Ainda assim, o que está em causa na Suécia não é de nenhum abandono dos dispositivos digitais, mas sim de uma combinação com alguns livros, garantindo o equilíbrio entre os dois sistemas (digital e analógico) de ensino. Curiosamente, a ideia de aprendizagem híbrida é um excelente exemplo, em muitas escolas, em Portugal. O equilíbrio na gestão dos recursos, depositando nos especialistas em Educação, ou seja, os professores, o poder da escolha e da seleção de recursos que tornam a aprendizagem mais eficaz é, e deve continuar a ser, a aposta.

Será bom que se afaste a ideia de diabolizar o digital, como algo que não se gosta, mesmo que se utilize o próprio digital para dizer mal do mesmo. Será um contrassenso e um fenómeno mais fácil para negarmos o progresso, neste caso educativo! O abuso do digital não acontece nas escolas, mas sim na ausência de educação parental, nos ambientes sociais e informais. Na verdade, não ter essa consciência, colocando o problema na tecnologia, esquecendo que a causa é comportamental, neste caso do mau comportamento humano.

O Plano de Transição Digital não pode ser transitivo, mais uma moda ou passagem, mas sim efetivo e sustentável. Este desenho, que precisa de melhor planeamento, maior eficácia e concretização, não é um plano de um partido político, tem de ser um plano de um país, porque estes alunos não podem viver na redoma da escola, sem exposição e transferência às necessidades da sociedade.

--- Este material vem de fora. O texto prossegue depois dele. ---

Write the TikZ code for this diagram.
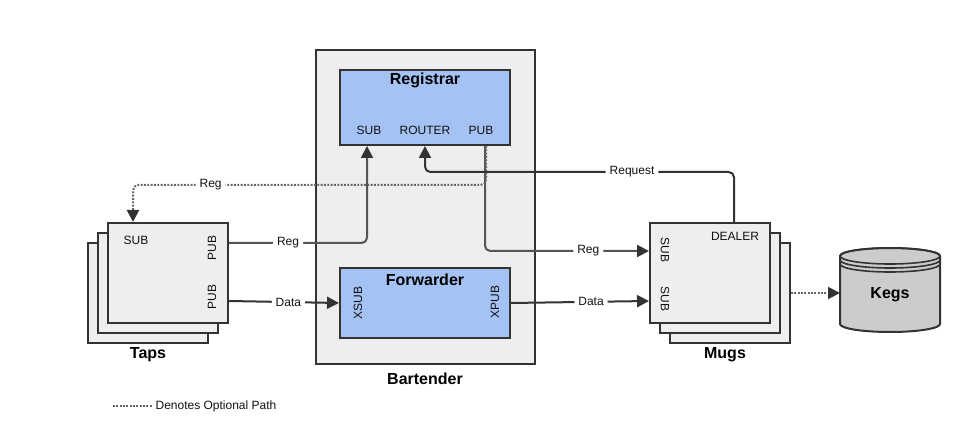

Assim, é imperativo que partidos políticos, instituições educativas, especialistas e comunidades escolares trabalhem em conjunto para desenvolver e implementar políticas consensuais, não podemos continuar a solicitar aos nossos alunos o esforço de serem mais colaborativos e que assumam compromissos educativos, quando em simultâneo, não conseguimos dar o melhor dos exemplos de entendimento e cooperação, de forma a termos uma melhor nação para as gerações presentes e futuras.